> _Instructions for the task_:
Copy the records below exactly, starting at the line that contains "Rebuild this diagram" and ending at the line that contains "(justice) at (517.5,617)"; leave out any pictures.

> _Dataset excerpts_:
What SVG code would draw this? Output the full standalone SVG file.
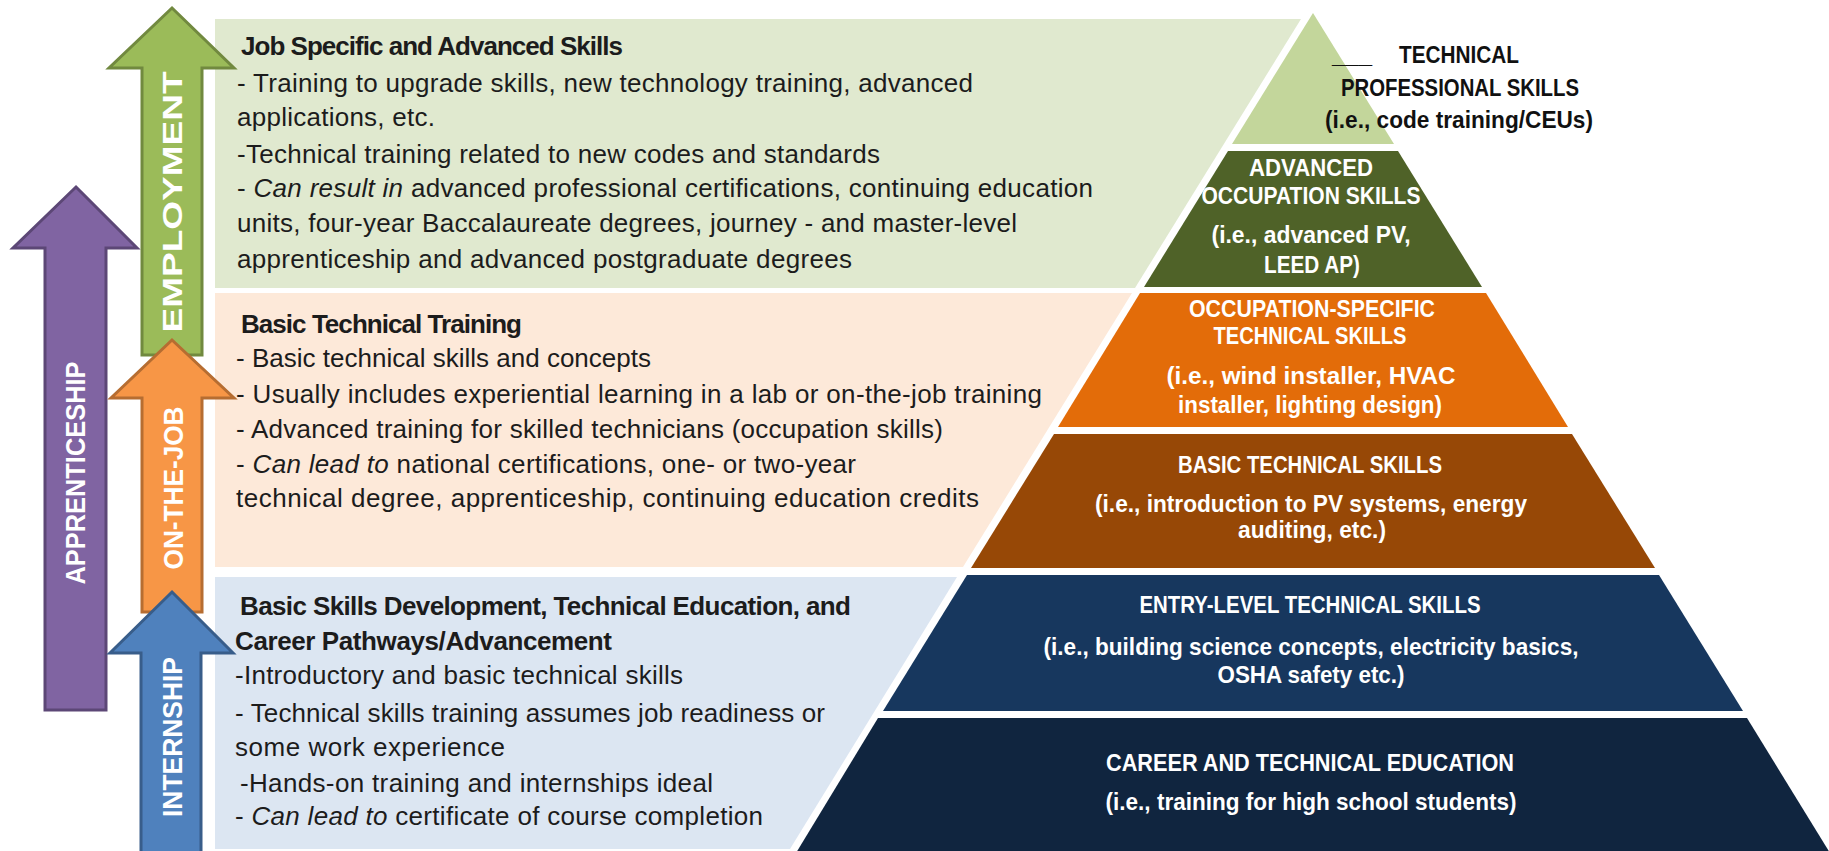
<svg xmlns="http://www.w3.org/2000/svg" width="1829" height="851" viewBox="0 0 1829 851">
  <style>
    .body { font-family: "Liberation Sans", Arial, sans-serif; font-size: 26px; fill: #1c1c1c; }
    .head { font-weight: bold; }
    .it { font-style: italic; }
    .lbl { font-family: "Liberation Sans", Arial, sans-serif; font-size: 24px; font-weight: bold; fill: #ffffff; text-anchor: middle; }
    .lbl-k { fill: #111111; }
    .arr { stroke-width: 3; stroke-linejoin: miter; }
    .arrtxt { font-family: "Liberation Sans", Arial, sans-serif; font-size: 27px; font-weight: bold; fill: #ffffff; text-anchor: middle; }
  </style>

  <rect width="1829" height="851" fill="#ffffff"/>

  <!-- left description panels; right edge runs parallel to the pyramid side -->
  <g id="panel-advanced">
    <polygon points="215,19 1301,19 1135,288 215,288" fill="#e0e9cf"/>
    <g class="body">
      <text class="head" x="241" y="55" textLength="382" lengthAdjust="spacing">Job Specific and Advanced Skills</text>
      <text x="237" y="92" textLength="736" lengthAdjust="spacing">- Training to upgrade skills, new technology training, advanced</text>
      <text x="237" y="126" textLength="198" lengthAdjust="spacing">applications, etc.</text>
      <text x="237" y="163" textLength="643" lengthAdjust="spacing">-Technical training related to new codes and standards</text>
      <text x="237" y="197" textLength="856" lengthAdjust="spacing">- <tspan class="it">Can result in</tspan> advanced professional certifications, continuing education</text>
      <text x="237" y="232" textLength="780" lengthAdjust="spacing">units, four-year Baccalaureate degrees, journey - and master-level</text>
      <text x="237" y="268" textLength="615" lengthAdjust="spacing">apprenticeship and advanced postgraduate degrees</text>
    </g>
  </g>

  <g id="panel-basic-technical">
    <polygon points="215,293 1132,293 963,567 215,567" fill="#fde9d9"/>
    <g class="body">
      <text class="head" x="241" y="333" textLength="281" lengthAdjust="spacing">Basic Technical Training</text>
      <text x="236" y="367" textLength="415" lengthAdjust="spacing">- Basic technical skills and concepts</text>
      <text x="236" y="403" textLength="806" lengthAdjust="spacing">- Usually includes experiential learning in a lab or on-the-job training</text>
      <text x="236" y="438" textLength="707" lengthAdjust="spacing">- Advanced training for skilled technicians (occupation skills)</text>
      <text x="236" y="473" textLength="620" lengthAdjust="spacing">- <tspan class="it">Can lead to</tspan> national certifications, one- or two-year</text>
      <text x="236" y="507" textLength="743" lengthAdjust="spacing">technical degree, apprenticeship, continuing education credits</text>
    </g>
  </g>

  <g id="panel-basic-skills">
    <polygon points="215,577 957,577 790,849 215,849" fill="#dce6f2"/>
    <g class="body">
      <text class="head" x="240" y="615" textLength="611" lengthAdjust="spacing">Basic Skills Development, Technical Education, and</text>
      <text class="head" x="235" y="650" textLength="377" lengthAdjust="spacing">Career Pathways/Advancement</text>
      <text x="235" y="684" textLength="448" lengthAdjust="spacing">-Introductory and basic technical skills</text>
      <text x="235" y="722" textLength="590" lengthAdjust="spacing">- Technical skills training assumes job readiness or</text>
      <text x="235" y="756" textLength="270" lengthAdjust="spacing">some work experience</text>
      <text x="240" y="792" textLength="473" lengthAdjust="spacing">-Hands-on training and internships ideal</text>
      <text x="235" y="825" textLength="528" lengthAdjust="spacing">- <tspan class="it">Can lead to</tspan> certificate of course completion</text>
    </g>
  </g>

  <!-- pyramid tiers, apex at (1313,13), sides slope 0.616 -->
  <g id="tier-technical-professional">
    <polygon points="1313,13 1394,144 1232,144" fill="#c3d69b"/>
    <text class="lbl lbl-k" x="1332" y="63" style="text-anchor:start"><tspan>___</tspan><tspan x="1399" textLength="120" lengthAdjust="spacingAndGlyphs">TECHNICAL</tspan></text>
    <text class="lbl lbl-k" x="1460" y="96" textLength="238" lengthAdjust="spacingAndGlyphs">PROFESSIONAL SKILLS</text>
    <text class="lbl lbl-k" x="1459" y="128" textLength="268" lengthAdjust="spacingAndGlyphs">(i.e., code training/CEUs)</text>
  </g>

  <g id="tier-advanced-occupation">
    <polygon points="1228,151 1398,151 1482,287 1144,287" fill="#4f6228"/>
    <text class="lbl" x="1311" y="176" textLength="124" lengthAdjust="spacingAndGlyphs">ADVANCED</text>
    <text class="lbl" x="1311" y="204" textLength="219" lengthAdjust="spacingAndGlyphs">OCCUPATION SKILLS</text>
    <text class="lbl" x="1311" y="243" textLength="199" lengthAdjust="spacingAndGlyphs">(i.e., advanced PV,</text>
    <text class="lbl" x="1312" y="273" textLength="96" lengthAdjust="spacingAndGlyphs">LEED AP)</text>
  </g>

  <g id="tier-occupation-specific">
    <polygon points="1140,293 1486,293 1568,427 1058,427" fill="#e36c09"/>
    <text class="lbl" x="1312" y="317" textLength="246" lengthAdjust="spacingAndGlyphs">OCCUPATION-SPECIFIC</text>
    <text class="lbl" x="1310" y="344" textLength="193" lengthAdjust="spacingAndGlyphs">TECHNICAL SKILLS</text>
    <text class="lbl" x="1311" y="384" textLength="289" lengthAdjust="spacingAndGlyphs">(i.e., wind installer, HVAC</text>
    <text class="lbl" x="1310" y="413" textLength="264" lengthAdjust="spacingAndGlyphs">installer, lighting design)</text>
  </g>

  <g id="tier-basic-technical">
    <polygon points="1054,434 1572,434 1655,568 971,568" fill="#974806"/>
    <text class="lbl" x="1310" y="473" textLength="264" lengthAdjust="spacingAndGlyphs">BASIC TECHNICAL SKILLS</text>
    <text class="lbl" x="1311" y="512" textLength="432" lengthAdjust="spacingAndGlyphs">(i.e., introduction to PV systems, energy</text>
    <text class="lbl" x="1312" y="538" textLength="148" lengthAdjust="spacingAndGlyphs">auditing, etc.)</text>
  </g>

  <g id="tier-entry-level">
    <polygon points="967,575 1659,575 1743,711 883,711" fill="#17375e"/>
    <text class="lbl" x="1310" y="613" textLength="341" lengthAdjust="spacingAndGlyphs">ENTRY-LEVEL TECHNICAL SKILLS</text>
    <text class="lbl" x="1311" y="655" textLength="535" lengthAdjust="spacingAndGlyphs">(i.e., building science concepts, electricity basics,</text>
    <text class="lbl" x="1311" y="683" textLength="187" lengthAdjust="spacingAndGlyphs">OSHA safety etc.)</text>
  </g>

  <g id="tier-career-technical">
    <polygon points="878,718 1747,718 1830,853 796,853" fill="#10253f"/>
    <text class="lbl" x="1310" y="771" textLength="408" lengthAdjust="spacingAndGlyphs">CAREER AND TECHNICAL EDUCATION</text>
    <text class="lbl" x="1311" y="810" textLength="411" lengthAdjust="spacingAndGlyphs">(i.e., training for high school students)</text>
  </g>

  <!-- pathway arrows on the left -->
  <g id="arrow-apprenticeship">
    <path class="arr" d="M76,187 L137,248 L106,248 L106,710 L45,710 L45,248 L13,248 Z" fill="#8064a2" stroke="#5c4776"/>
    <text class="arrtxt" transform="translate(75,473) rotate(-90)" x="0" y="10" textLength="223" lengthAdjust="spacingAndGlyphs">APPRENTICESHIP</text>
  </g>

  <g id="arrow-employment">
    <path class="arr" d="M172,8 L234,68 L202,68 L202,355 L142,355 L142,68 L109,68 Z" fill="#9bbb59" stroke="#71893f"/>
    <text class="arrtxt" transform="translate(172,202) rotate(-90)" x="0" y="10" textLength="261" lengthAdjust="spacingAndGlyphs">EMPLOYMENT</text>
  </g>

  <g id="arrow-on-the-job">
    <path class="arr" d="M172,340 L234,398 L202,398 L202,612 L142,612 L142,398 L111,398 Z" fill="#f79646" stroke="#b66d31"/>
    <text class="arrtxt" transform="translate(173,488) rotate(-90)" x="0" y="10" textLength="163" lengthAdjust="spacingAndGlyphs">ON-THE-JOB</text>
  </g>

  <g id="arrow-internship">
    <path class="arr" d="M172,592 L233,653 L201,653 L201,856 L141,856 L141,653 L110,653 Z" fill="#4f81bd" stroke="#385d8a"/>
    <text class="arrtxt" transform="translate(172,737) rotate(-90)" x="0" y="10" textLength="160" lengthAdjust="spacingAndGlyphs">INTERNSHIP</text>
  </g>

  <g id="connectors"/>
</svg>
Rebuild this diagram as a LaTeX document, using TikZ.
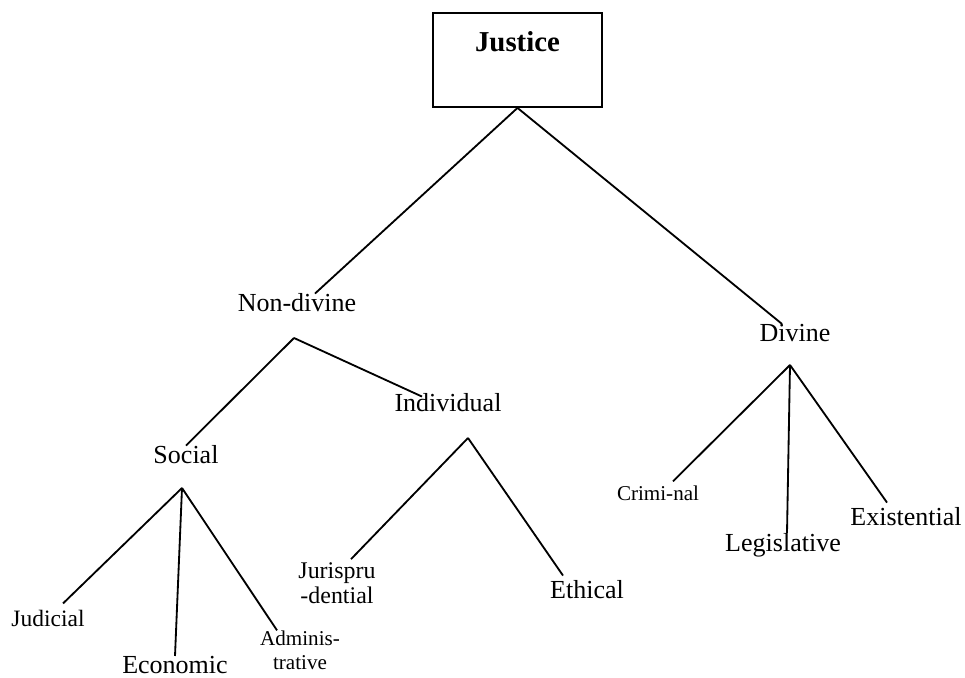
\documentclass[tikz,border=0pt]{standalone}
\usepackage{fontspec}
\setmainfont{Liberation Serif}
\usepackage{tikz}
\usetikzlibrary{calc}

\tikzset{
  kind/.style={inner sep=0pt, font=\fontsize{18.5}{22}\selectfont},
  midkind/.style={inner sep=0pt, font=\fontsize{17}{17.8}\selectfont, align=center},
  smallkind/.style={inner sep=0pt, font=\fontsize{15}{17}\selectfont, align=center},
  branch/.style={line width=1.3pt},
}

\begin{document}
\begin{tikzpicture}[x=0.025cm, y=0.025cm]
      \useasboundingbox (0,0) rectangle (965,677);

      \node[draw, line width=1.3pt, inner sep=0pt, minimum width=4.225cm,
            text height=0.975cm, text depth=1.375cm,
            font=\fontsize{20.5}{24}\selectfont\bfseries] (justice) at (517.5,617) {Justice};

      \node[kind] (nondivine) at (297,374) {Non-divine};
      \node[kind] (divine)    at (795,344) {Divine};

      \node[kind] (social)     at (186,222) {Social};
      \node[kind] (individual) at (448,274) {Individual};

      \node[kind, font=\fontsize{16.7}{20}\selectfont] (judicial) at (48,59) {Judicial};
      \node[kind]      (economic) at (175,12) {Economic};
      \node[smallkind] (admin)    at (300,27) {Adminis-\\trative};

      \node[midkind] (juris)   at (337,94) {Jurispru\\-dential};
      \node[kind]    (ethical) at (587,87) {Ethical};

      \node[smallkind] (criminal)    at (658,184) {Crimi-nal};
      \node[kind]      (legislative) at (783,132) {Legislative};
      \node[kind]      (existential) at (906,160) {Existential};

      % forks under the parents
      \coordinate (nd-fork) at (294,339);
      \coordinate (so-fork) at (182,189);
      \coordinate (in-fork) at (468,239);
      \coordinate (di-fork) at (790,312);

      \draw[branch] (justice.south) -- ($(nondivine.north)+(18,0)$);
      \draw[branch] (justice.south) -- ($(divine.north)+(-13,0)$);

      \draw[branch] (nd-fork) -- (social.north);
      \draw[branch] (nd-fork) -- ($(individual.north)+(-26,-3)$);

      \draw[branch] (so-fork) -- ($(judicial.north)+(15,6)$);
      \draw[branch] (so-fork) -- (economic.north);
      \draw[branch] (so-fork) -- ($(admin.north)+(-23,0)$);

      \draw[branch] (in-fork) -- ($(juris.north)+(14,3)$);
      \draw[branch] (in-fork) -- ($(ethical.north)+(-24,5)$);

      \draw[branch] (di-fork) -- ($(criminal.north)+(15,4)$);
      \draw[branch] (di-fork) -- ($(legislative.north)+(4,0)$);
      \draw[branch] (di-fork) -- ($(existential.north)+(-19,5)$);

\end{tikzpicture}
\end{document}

> _Output of the task_:
Rebuild this diagram as a LaTeX document, using TikZ.
\documentclass[tikz,border=0pt]{standalone}
\usepackage{fontspec}
\setmainfont{Liberation Serif}
\usepackage{tikz}
\usetikzlibrary{calc}

\tikzset{
  kind/.style={inner sep=0pt, font=\fontsize{18.5}{22}\selectfont},
  midkind/.style={inner sep=0pt, font=\fontsize{17}{17.8}\selectfont, align=center},
  smallkind/.style={inner sep=0pt, font=\fontsize{15}{17}\selectfont, align=center},
  branch/.style={line width=1.3pt},
}

\begin{document}
\begin{tikzpicture}[x=0.025cm, y=0.025cm]
      \useasboundingbox (0,0) rectangle (965,677);

      \node[draw, line width=1.3pt, inner sep=0pt, minimum width=4.225cm,
            text height=0.975cm, text depth=1.375cm,
            font=\fontsize{20.5}{24}\selectfont\bfseries] (justice) at (517.5,617) {Justice};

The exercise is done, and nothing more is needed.